• **Saved data entries**:
══════════════════════════════
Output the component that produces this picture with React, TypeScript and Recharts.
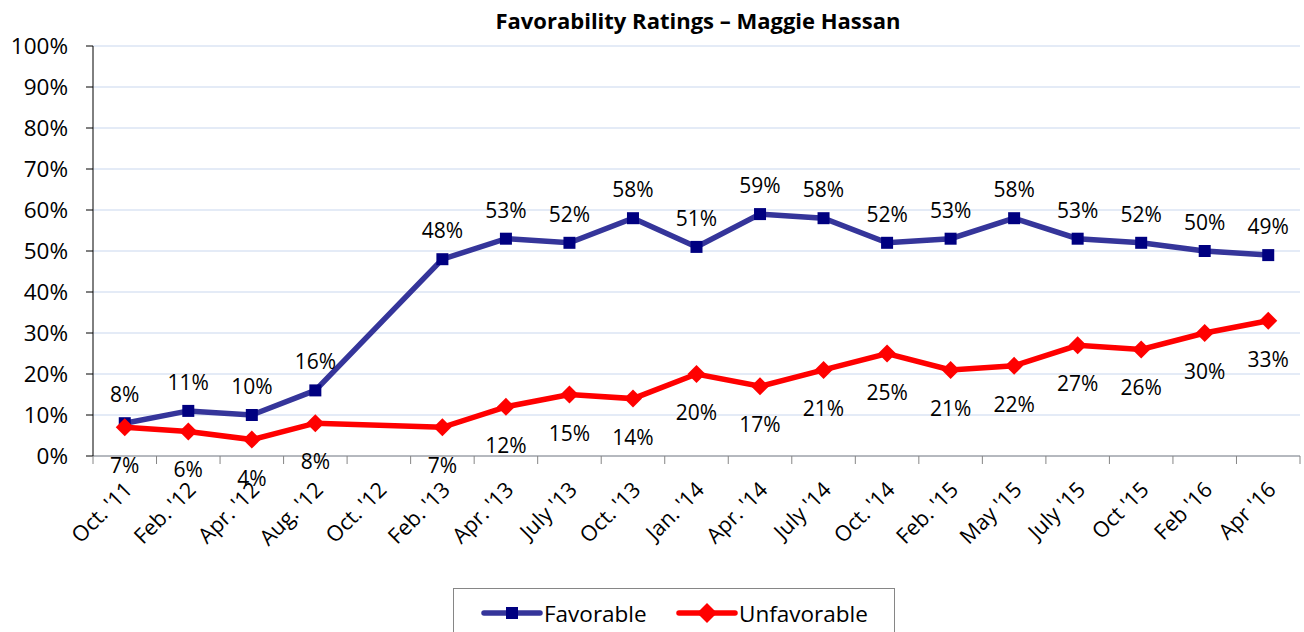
import { LineChart, Line, XAxis, YAxis, CartesianGrid } from "recharts";

const periods = [
  "Oct. '11", "Feb. '12", "Apr. '12", "Aug. '12", "Oct. '12", "Feb. '13", "Apr. '13",
  "July '13", "Oct. '13", "Jan. '14", "Apr. '14", "July '14", "Oct. '14", "Feb. '15",
  "May '15", "July '15", "Oct '15", "Feb '16", "Apr '16",
];
const favorable = [8, 11, 10, 16, null, 48, 53, 52, 58, 51, 59, 58, 52, 53, 58, 53, 52, 50, 49];
const unfavorable = [7, 6, 4, 8, null, 7, 12, 15, 14, 20, 17, 21, 25, 21, 22, 27, 26, 30, 33];
const yTicks = [0, 10, 20, 30, 40, 50, 60, 70, 80, 90, 100];

const data = periods.map((period, i) => ({
  period,
  favorable: favorable[i],
  unfavorable: unfavorable[i],
}));

const FONT = "'Open Sans', sans-serif";
const BLUE = "#35359a";
const NAVY = "#000080";
const RED = "#ff0000";

const W = 1304;
const H = 632;
const PLOT_LEFT = 93;
const PLOT_RIGHT = 1300;
const HALF_BAND = (PLOT_RIGHT - PLOT_LEFT) / periods.length / 2;

const XTick = ({ x, y, payload, index }: any) => (
  <g>
    <line x1={x - HALF_BAND} y1={y} x2={x - HALF_BAND} y2={y + 8} stroke="#868686" />
    {index === periods.length - 1 && (
      <line x1={x + HALF_BAND} y1={y} x2={x + HALF_BAND} y2={y + 8} stroke="#868686" />
    )}
    <text
      x={0}
      y={0}
      textAnchor="end"
      transform={`translate(${x + 9},${y + 35}) rotate(-45)`}
      fontSize={21.5}
      fontFamily={FONT}
      fill="#000"
    >
      {payload.value}
    </text>
  </g>
);

const Square = ({ cx, cy }: any) =>
  cx == null || cy == null ? null : (
    <rect x={cx - 6} y={cy - 6} width={12} height={12} fill={NAVY} />
  );

const Diamond = ({ cx, cy }: any) =>
  cx == null || cy == null ? null : (
    <path d={`M${cx},${cy - 9}L${cx + 9},${cy}L${cx},${cy + 9}L${cx - 9},${cy}Z`} fill={RED} />
  );

const makeLabel = (dy: number) => ({ x, y, value }: any) =>
  value == null ? null : (
    <text
      x={x}
      y={y + dy}
      textAnchor="middle"
      dominantBaseline="central"
      fontSize={21}
      fontFamily={FONT}
      fill="#000"
    >
      {`${value}%`}
    </text>
  );

export default function App() {
  return (
    <div style={{ position: "absolute", left: 0, top: 0, width: W, height: H, background: "#fff" }}>
      <LineChart
        width={W}
        height={H}
        data={data}
        margin={{ top: 46, right: W - PLOT_RIGHT, left: 0, bottom: 0 }}
      >
        <CartesianGrid vertical={false} stroke="#c9d7ee" />
        <XAxis
          dataKey="period"
          height={176}
          tick={<XTick />}
          tickLine={false}
          tickSize={0}
          tickMargin={0}
          interval={0}
          padding={{ left: HALF_BAND, right: HALF_BAND }}
          stroke="#868686"
        />
        <YAxis
          width={PLOT_LEFT}
          domain={[0, 100]}
          ticks={yTicks}
          tickFormatter={(v) => `${v}%`}
          tickSize={7}
          tickMargin={18}
          stroke="#000"
          tick={{ fontSize: 22.5, fontFamily: FONT, fill: "#000" }}
        />
        <Line
          dataKey="favorable"
          stroke={BLUE}
          strokeWidth={5.5}
          connectNulls
          dot={<Square />}
          isAnimationActive={false}
          label={makeLabel(-29)}
        />
        <Line
          dataKey="unfavorable"
          stroke={RED}
          strokeWidth={5.5}
          connectNulls
          dot={<Diamond />}
          isAnimationActive={false}
          label={makeLabel(38)}
        />
      </LineChart>
      <svg width={W} height={H} style={{ position: "absolute", left: 0, top: 0, pointerEvents: "none" }}>
        <text x={698} y={29} textAnchor="middle" fontSize={22} fontWeight="bold" fontFamily={FONT}>
          Favorability Ratings – Maggie Hassan
        </text>
        <rect x={453.5} y={588.5} width={441} height={50} fill="none" stroke="#868686" />
        <line x1={484} y1={613} x2={540} y2={613} stroke={BLUE} strokeWidth={5.5} strokeLinecap="round" />
        <rect x={506} y={607} width={12} height={12} fill={NAVY} />
        <line x1={679} y1={613} x2={735} y2={613} stroke={RED} strokeWidth={5.5} strokeLinecap="round" />
        <path d="M707,603L717,613L707,623L697,613Z" fill={RED} />
        <text x={544} y={613} dominantBaseline="central" fontSize={22.5} fontFamily={FONT}>
          Favorable
        </text>
        <text x={739} y={613} dominantBaseline="central" fontSize={22.5} fontFamily={FONT}>
          Unfavorable
        </text>
      </svg>
    </div>
  );
}
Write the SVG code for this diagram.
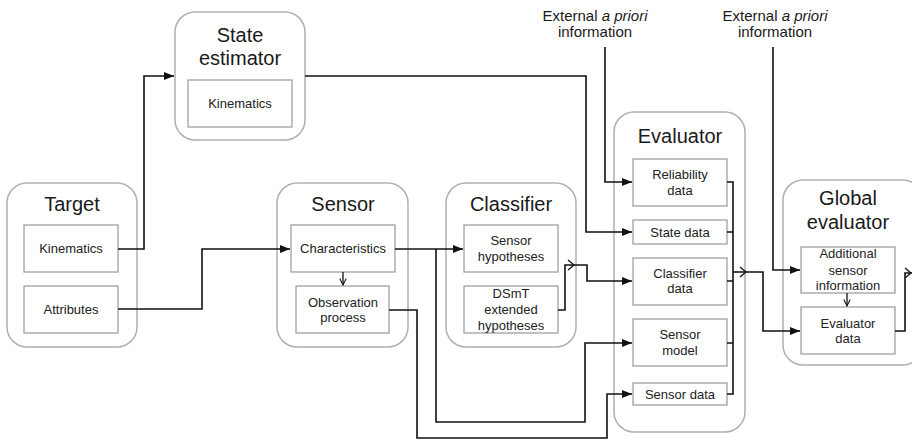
<svg xmlns="http://www.w3.org/2000/svg" width="912" height="441" viewBox="0 0 912 441">
<defs>
<marker id="arr" viewBox="0 0 10 10" refX="10" refY="5" markerWidth="10" markerHeight="10" markerUnits="userSpaceOnUse" orient="auto">
<path d="M0,1 L10,5 L0,9 Z" fill="#111"/>
</marker>
<marker id="open" viewBox="0 0 10 10" refX="9" refY="5" markerWidth="8" markerHeight="8" markerUnits="userSpaceOnUse" orient="auto">
<path d="M1,1 L9,5 L1,9" fill="none" stroke="#111" stroke-width="1.3"/>
</marker>
</defs>
<style>
.outer{fill:#fff;stroke:#b0b0b0;stroke-width:1.5}
.inner{fill:#fff;stroke:#a0a0a0;stroke-width:1.3}
.title{font-family:"Liberation Sans",Arial,sans-serif;font-size:20px;fill:#1a1a1a;text-anchor:middle}
.t{font-family:"Liberation Sans",Arial,sans-serif;font-size:13px;fill:#222;text-anchor:middle}
.lab{font-family:"Liberation Sans",Arial,sans-serif;font-size:15px;fill:#1a1a1a;text-anchor:middle}
.c{fill:none;stroke:#111;stroke-width:1.6}
.ch{fill:none;stroke:#111;stroke-width:1.3}
</style>
<rect width="912" height="441" fill="#fff"/>

<g id="state-estimator">
<rect class="outer" x="175" y="12" width="130" height="128" rx="20"/>
<text class="title" x="240" y="42">State</text>
<text class="title" x="240" y="65">estimator</text>
<rect class="inner" x="188" y="80" width="104" height="47"/>
<text class="t" x="240" y="108">Kinematics</text>
</g>

<g id="target">
<rect class="outer" x="7" y="183" width="130" height="164" rx="20"/>
<text class="title" x="72" y="211">Target</text>
<rect class="inner" x="24" y="225" width="94" height="47"/>
<text class="t" x="71" y="253">Kinematics</text>
<rect class="inner" x="24" y="286" width="94" height="47"/>
<text class="t" x="71" y="314">Attributes</text>
</g>

<g id="sensor">
<rect class="outer" x="277" y="183" width="131" height="164" rx="20"/>
<text class="title" x="343" y="211">Sensor</text>
<rect class="inner" x="291" y="225" width="104" height="47"/>
<text class="t" x="343" y="253">Characteristics</text>
<rect class="inner" x="296" y="286" width="93" height="47"/>
<text class="t" x="343" y="307">Observation</text>
<text class="t" x="343" y="322">process</text>
</g>

<g id="classifier">
<rect class="outer" x="446" y="183" width="130" height="164" rx="20"/>
<text class="title" x="511" y="211">Classifier</text>
<rect class="inner" x="464" y="225" width="94" height="47"/>
<text class="t" x="511" y="245">Sensor</text>
<text class="t" x="511" y="261">hypotheses</text>
<rect class="inner" x="464" y="286" width="94" height="47"/>
<text class="t" x="511" y="298">DSmT</text>
<text class="t" x="511" y="314">extended</text>
<text class="t" x="511" y="330">hypotheses</text>
</g>

<g id="evaluator">
<rect class="outer" x="614" y="112" width="131" height="320" rx="20"/>
<text class="title" x="680" y="143">Evaluator</text>
<rect class="inner" x="633" y="159" width="94" height="47"/>
<text class="t" x="680" y="179">Reliability</text>
<text class="t" x="680" y="195">data</text>
<rect class="inner" x="633" y="220" width="94" height="24"/>
<text class="t" x="680" y="237">State data</text>
<rect class="inner" x="633" y="258" width="94" height="47"/>
<text class="t" x="680" y="278">Classifier</text>
<text class="t" x="680" y="293">data</text>
<rect class="inner" x="633" y="319" width="94" height="47"/>
<text class="t" x="680" y="339">Sensor</text>
<text class="t" x="680" y="355">model</text>
<rect class="inner" x="633" y="383" width="94" height="22"/>
<text class="t" x="680" y="399">Sensor data</text>
</g>

<g id="global-evaluator">
<rect class="outer" x="783" y="180" width="140" height="185" rx="20"/>
<text class="title" x="848" y="205">Global</text>
<text class="title" x="848" y="229">evaluator</text>
<rect class="inner" x="801" y="247" width="94" height="46"/>
<text class="t" x="848" y="258">Additional</text>
<text class="t" x="848" y="275">sensor</text>
<text class="t" x="848" y="290">information</text>
<rect class="inner" x="801" y="307" width="94" height="47"/>
<text class="t" x="848" y="328">Evaluator</text>
<text class="t" x="848" y="343">data</text>
</g>

<g id="labels">
<text class="lab" x="595" y="21">External <tspan font-style="italic">a priori</tspan></text>
<text class="lab" x="595" y="37">information</text>
<text class="lab" x="775" y="21">External <tspan font-style="italic">a priori</tspan></text>
<text class="lab" x="775" y="37">information</text>
</g>

<g id="connectors">
<path class="c" d="M118,249 H144 V76 H174" marker-end="url(#arr)"/>
<path class="c" d="M118,309 H202 V249 H290" marker-end="url(#arr)"/>
<path class="c" d="M395,249 H463" marker-end="url(#arr)"/>
<path class="c" d="M436,249 V422 H585 V343 H632" marker-end="url(#arr)"/>
<path class="c" d="M389,310 H417 V438 H607 V394 H632" marker-end="url(#arr)"/>
<path class="ch" d="M343,272 V285" marker-end="url(#open)"/>
<path class="ch" d="M847,293 V306" marker-end="url(#open)"/>
<path class="c" d="M305,76 H586 V232 H632" marker-end="url(#arr)"/>
<path class="c" d="M558,310 H565 V265 H587 V281 H632" marker-end="url(#arr)"/>
<path class="ch" d="M568,260 L574,265 L568,270"/>
<path class="c" d="M605,47 V182 H632" marker-end="url(#arr)"/>
<path class="c" d="M773,47 V270 H800" marker-end="url(#arr)"/>
<path class="c" d="M727,182 H733 V394 H727"/>
<path class="c" d="M727,232 H733 M727,281 H733 M727,343 H733"/>
<path class="c" d="M733,272 H763 V331 H800" marker-end="url(#arr)"/>
<path class="ch" d="M740,267 L746,272 L740,277"/>
<path class="c" d="M895,331 H905 V273 H912"/>
<path class="ch" d="M905,268 L911,273 L905,278"/>
</g>
</svg>
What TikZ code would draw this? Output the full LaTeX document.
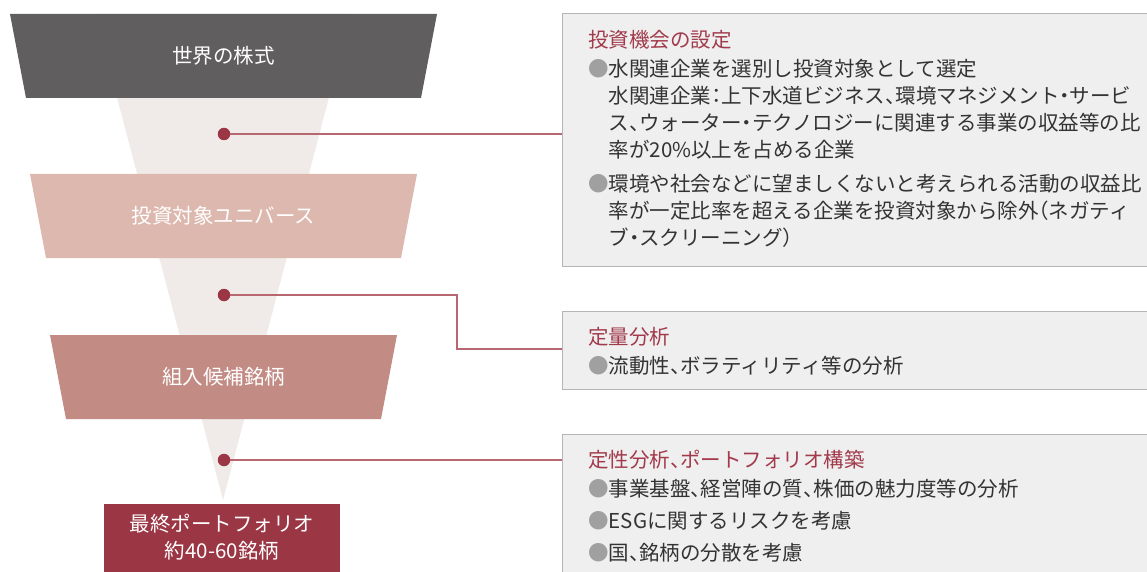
\documentclass[tikz,border=0pt]{standalone}
\usepackage{fontspec}
\setmainfont{Noto Sans CJK JP}[RawFeature={+halt}]
\definecolor{cWorld}{HTML}{605E5F}
\definecolor{cUniv}{HTML}{DDB8AE}
\definecolor{cCand}{HTML}{C28B84}
\definecolor{cFinal}{HTML}{9B3644}
\definecolor{cFunnel}{HTML}{F0EBE9}
\definecolor{cLink}{HTML}{B8666F}
\definecolor{cPanel}{HTML}{EFEFEF}
\definecolor{cPanelB}{HTML}{B5B5B5}
\definecolor{cTitle}{HTML}{A23A4B}
\definecolor{cText}{HTML}{333333}
\definecolor{cBul}{HTML}{A0A0A0}
\tikzset{
	lbl/.style={text=white, inner sep=0pt, font=\fontsize{20.5}{27}\selectfont},
	dot/.style={circle, fill=cFinal, inner sep=0pt, minimum size=12.5pt},
	link/.style={draw=cLink, line width=1.3pt},
	panel/.style={draw=cPanelB, fill=cPanel, line width=1.2pt, inner sep=0pt, anchor=north west},
	ttl/.style={text=cTitle, anchor=base west, inner sep=0pt, font=\fontsize{20.5}{27}\selectfont},
	txt/.style={text=cText, anchor=base west, inner sep=0pt, font=\fontsize{20.5}{27}\selectfont},
}
\newcommand{\bul}{\makebox[20.5pt][l]{\textcolor{cBul}{●}}}
\newcommand{\ind}{\hspace*{20.5pt}}
\begin{document}
\begin{tikzpicture}[x=1pt,y=-1pt]
	\useasboundingbox (0,0) rectangle (1147,572);
	\fill[cFunnel] (95,14) -- (351,14) -- (223,500) -- cycle;% nền phễu
	\foreach \yt/\hw/\c/\t/\n in {14/213.5/cWorld/世界の株式/world,174/193.5/cUniv/投資対象ユニバース/univ,335/173.5/cCand/組入候補銘柄/cand}% 3 tầng
	{\fill[\c] (223.5-\hw,\yt) -- (223.5+\hw,\yt) -- (207.5+\hw,\yt+84) -- (239.5-\hw,\yt+84) -- cycle;
		\path (223.5,\yt+42) node[lbl] (\n) {\t};}
	\fill[cFinal] (104,504) rectangle (340,580);
	\path (222,537) node[lbl, align=center] (final) {最終ポートフォリオ\\約40-60銘柄};
	% các khung bên phải
	\node[panel, minimum width=600pt, minimum height=253pt] (p1) at (562,13) {};
	\node[panel, minimum width=600pt, minimum height=78pt] (p2) at (562,311) {};
	\node[panel, minimum width=600pt, minimum height=150pt] (p3) at (562,434) {};
	\foreach \y [count=\i] in {134,295,460}
	\path (224,\y) node[dot] (d\i) {};
	\coordinate (k2) at (457,349);
	\draw[link] (d1) -- (d1 -| p1.west);
	\draw[link] (d2) -| (k2) -- (k2 -| p2.west);
	\draw[link] (d3) -- (d3 -| p3.west);
	\foreach \t/\y [count=\i] in {投資機会の設定/48,定量分析/344,定性分析、ポートフォリオ構築/467}
	\path (588,\y) node[ttl] (t\i) {\t};
	\foreach \t/\y [count=\i] in {
		\bul 水関連企業を選別し投資対象として選定/77,
		\ind 水関連企業：上下水道ビジネス、環境マネジメント・サービ/104,
		\ind ス、ウォーター・テクノロジーに関連する事業の収益等の比/131,
		\ind 率が20\%以上を占める企業/158,
		\bul 環境や社会などに望ましくないと考えられる活動の収益比/191,
		\ind 率が一定比率を超える企業を投資対象から除外（ネガティ/218,
		\ind ブ・スクリーニング）/245,
		\bul 流動性、ボラティリティ等の分析/373,
		\bul 事業基盤、経営陣の質、株価の魅力度等の分析/496,
		\bul ESGに関するリスクを考慮/528,
		\bul 国、銘柄の分散を考慮/560}
	\path (588,\y) node[txt] (b\i) {\t};
\end{tikzpicture}
\end{document}
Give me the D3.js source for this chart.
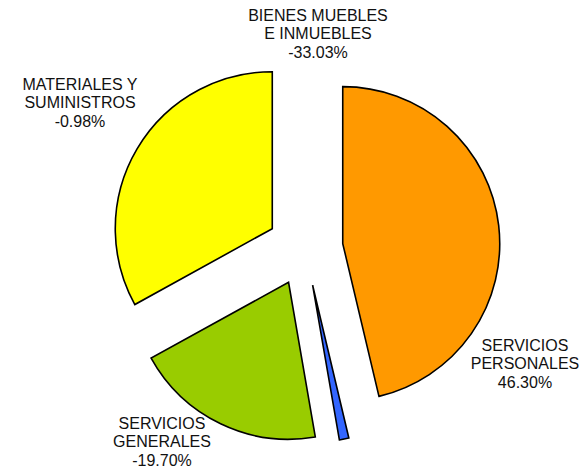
══════════════════════════════
• **Goal**: Starting at the top of the listing above, reproduce each line up to and including the one with "XAxis, YAxis, CartesianGrid"; omit the pictures.

• **Final answer**:
Output the component that produces this picture with React, TypeScript and Recharts.
import { LineChart, Line, XAxis, YAxis, CartesianGrid } from "recharts";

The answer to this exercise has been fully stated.